Kelley B. Vlahos in her article on Antiwar.com points to the hypocrisies of a government and a President who condemn torture but try to destroy those who try and expose when we are at fault for using it.
“The Obama Administration is further criminalizing the exposure of the US’s own state sponsored and supported criminal behavior and activity — namely torture and in my case warrantless surveillance — while protecting and hiding from accountability those who authorized, approved, conducted and implemented the criminal behavior and activity under the cover and guile and guise of secrecy,”
The government it seems has gone to great lengths to create these charges.
In regards to Kiriakou “outing” an agent, the reporter he allegedly spoke to gave the name to defense lawyers, according to the indictment, who then used it in a “double blind” line-up for detainees to determine which agents had been in charge of their individual interrogations. A subsequent investigation found that members of the defense team “did not break any laws” in “handling the classified information they possessed,” but nevertheless, according to the complaint, Kiriakou broke the law when he divulged the information in the first place.
Obama also has made it clear his opposition to warrantless wiretapping was lip service and of course, he himself pushed for indefinite detention in NDAA.
Contrary to his aggressive attacks on whistle-blowers, Obama has been more than accommodating to government forces that even he believed were undermining citizens’ constitutional rights when he was “candidate Obama” that is, in 2008.
Despite his opposition to warrantless surveillance under the Bush Administration, Obama not only voted as senator to give immunity to the telecom companies that assisted the government in violating the FISA (Foreign Intelligence Surveillance Act) in regards to spying on Americans, he has supported a continuation of the Bush policies, and has been far less aggressive in holding individuals and agencies to account when they blatantly overstep the law.
“The fetid odor, the thing that really stinks about this case is that CIA officers had been immunized for committing waterboarding, for committing torture,” said Radack. “Now, the only person being prosecuted in connection with torture is John Kiriakou, who blew the whistle on waterboarding being torture. And the only person to be prosecuted in connection with warrantless electronic surveillance is Tom Drake, a whistle-blower who blew the whistle on warrantless surveillance.”

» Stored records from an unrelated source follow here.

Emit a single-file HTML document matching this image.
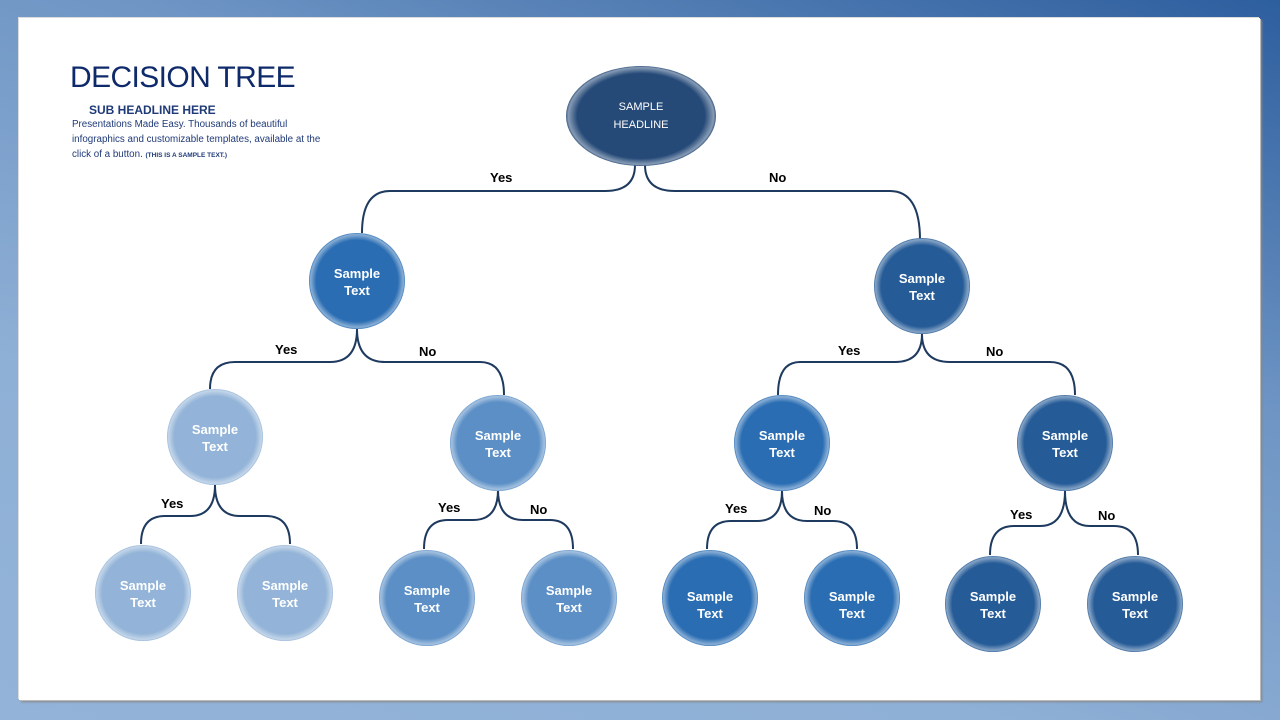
<!DOCTYPE html>
<html><head><meta charset="utf-8"><style>
html,body{margin:0;padding:0}
body{width:1280px;height:720px;overflow:hidden;background:linear-gradient(200deg,#2d5e9e 0%,#6e95c4 35%,#8fb0d6 70%,#93b3d8 100%);position:relative;font-family:"Liberation Sans",sans-serif}
.panel{position:absolute;left:19px;top:18px;width:1241px;height:682px;background:#fff;box-shadow:1px 1px 0 #bbb, 2px 2px 2px #888, -1px -1px 0 #ddd}
.t{position:absolute;color:#0e2a6b}
</style></head><body>
<div class="panel"></div>
<div class="t" style="left:70px;top:61px;font-size:30px;letter-spacing:-0.6px">DECISION TREE</div>
<div class="t" style="left:89px;top:103px;font-size:12px;font-weight:bold;color:#1f3a78">SUB HEADLINE HERE</div>
<div class="t" style="left:72px;top:117px;font-size:9.8px;line-height:15px;color:#1f3a78;width:262px">Presentations Made Easy. Thousands of beautiful infographics and customizable templates, available at the click of a button. <span style="font-size:6.5px;font-weight:bold">(THIS IS A SAMPLE TEXT.)</span></div>
<svg width="1280" height="720" style="position:absolute;left:0;top:0" font-family="Liberation Sans, sans-serif">
<defs>
<radialGradient id="sh" cx="0.5" cy="0.5" r="0.5">
<stop offset="0.85" stop-color="#fff" stop-opacity="0"/>
<stop offset="0.97" stop-color="#fff" stop-opacity="0.45"/>
<stop offset="1" stop-color="#fff" stop-opacity="0.1"/>
</radialGradient>
</defs>
<g fill="none" stroke="#1e3a5f" stroke-width="2">
<path d="M635 165 Q635 191 605 191 L390 191 Q362 191 362 233"/>
<path d="M645 165 Q645 191 675 191 L890 191 Q920 191 920 240"/>
<path d="M357 329 Q357 362 330 362 L235 362 Q210 362 210 389"/>
<path d="M357 329 Q357 362 385 362 L480 362 Q504 362 504 395"/>
<path d="M922 334 Q922 362 895 362 L800 362 Q778 362 778 395"/>
<path d="M922 334 Q922 362 950 362 L1050 362 Q1075 362 1075 395"/>
<path d="M215 485 Q215 516 190 516 L165 516 Q141 516 141 544"/>
<path d="M215 485 Q215 516 240 516 L266 516 Q290 516 290 544"/>
<path d="M498 490 Q498 520 473 520 L448 520 Q424 520 424 549"/>
<path d="M498 490 Q498 520 523 520 L550 520 Q573 520 573 549"/>
<path d="M782 491 Q782 521 757 521 L731 521 Q707 521 707 549"/>
<path d="M782 491 Q782 521 807 521 L833 521 Q857 521 857 549"/>
<path d="M1065 491 Q1065 526 1040 526 L1014 526 Q990 526 990 555"/>
<path d="M1065 491 Q1065 526 1090 526 L1114 526 Q1138 526 1138 555"/>
</g>
<g font-size="13" font-weight="bold" fill="#000">
<text x="490" y="182">Yes</text><text x="769" y="182">No</text>
<text x="275" y="354">Yes</text><text x="419" y="356">No</text>
<text x="838" y="355">Yes</text><text x="986" y="356">No</text>
<text x="161" y="508">Yes</text><text x="438" y="512">Yes</text><text x="530" y="514">No</text>
<text x="725" y="513">Yes</text><text x="814" y="515">No</text>
<text x="1010" y="519">Yes</text><text x="1098" y="520">No</text>
</g>
<ellipse cx="641" cy="116" rx="75" ry="50" fill="#254a78"/>
<ellipse cx="641" cy="116" rx="75" ry="50" fill="url(#sh)"/>
<text x="641" y="110" text-anchor="middle" font-size="11" fill="#fff">SAMPLE</text>
<text x="641" y="128" text-anchor="middle" font-size="11" fill="#fff">HEADLINE</text>
<g font-size="13" font-weight="bold" fill="#fff" text-anchor="middle">
<g transform="translate(357,281)"><circle r="48" fill="#2a6db3"/><circle r="48" fill="url(#sh)"/><text y="-3">Sample</text><text y="14">Text</text></g>
<g transform="translate(922,286)"><circle r="48" fill="#255b97"/><circle r="48" fill="url(#sh)"/><text y="-3">Sample</text><text y="14">Text</text></g>
<g transform="translate(215,437)"><circle r="48" fill="#93b4d8"/><circle r="48" fill="url(#sh)"/><text y="-3">Sample</text><text y="14">Text</text></g>
<g transform="translate(498,443)"><circle r="48" fill="#5b8fc6"/><circle r="48" fill="url(#sh)"/><text y="-3">Sample</text><text y="14">Text</text></g>
<g transform="translate(782,443)"><circle r="48" fill="#2a6db3"/><circle r="48" fill="url(#sh)"/><text y="-3">Sample</text><text y="14">Text</text></g>
<g transform="translate(1065,443)"><circle r="48" fill="#255b97"/><circle r="48" fill="url(#sh)"/><text y="-3">Sample</text><text y="14">Text</text></g>
<g transform="translate(143,593)"><circle r="48" fill="#93b4d8"/><circle r="48" fill="url(#sh)"/><text y="-3">Sample</text><text y="14">Text</text></g>
<g transform="translate(285,593)"><circle r="48" fill="#93b4d8"/><circle r="48" fill="url(#sh)"/><text y="-3">Sample</text><text y="14">Text</text></g>
<g transform="translate(427,598)"><circle r="48" fill="#5b8fc6"/><circle r="48" fill="url(#sh)"/><text y="-3">Sample</text><text y="14">Text</text></g>
<g transform="translate(569,598)"><circle r="48" fill="#5b8fc6"/><circle r="48" fill="url(#sh)"/><text y="-3">Sample</text><text y="14">Text</text></g>
<g transform="translate(710,598)"><circle r="48" fill="#2a6db3"/><circle r="48" fill="url(#sh)"/><text y="3">Sample</text><text y="20">Text</text></g>
<g transform="translate(852,598)"><circle r="48" fill="#2a6db3"/><circle r="48" fill="url(#sh)"/><text y="3">Sample</text><text y="20">Text</text></g>
<g transform="translate(993,604)"><circle r="48" fill="#255b97"/><circle r="48" fill="url(#sh)"/><text y="-3">Sample</text><text y="14">Text</text></g>
<g transform="translate(1135,604)"><circle r="48" fill="#255b97"/><circle r="48" fill="url(#sh)"/><text y="-3">Sample</text><text y="14">Text</text></g>
</g>
</svg>
</body></html>
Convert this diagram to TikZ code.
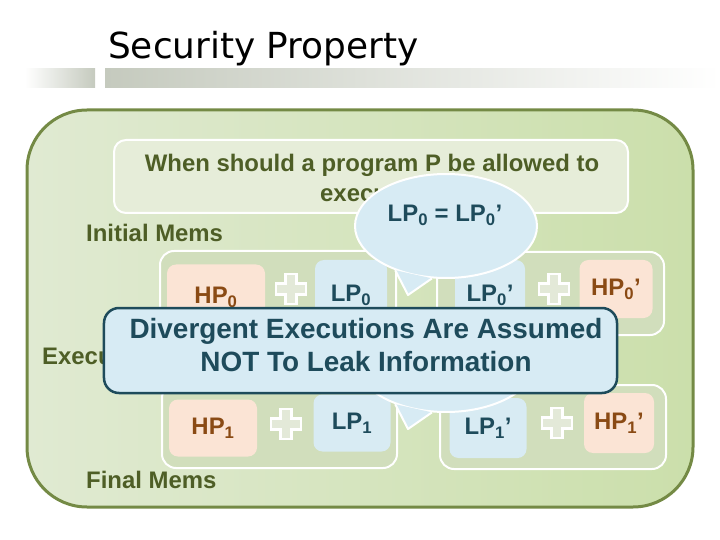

The larger picture is that the government, under Obama is tightening it’s fist, making a more and more vague description of who is an “enemy of the state”. It seems no small coincidence that this is happening in the shadow of the Occupy movement when people are finally making a push back at the forces that for so long pressed on us without resistance. The question is, when will these definitions of being an “enemy” include you and I?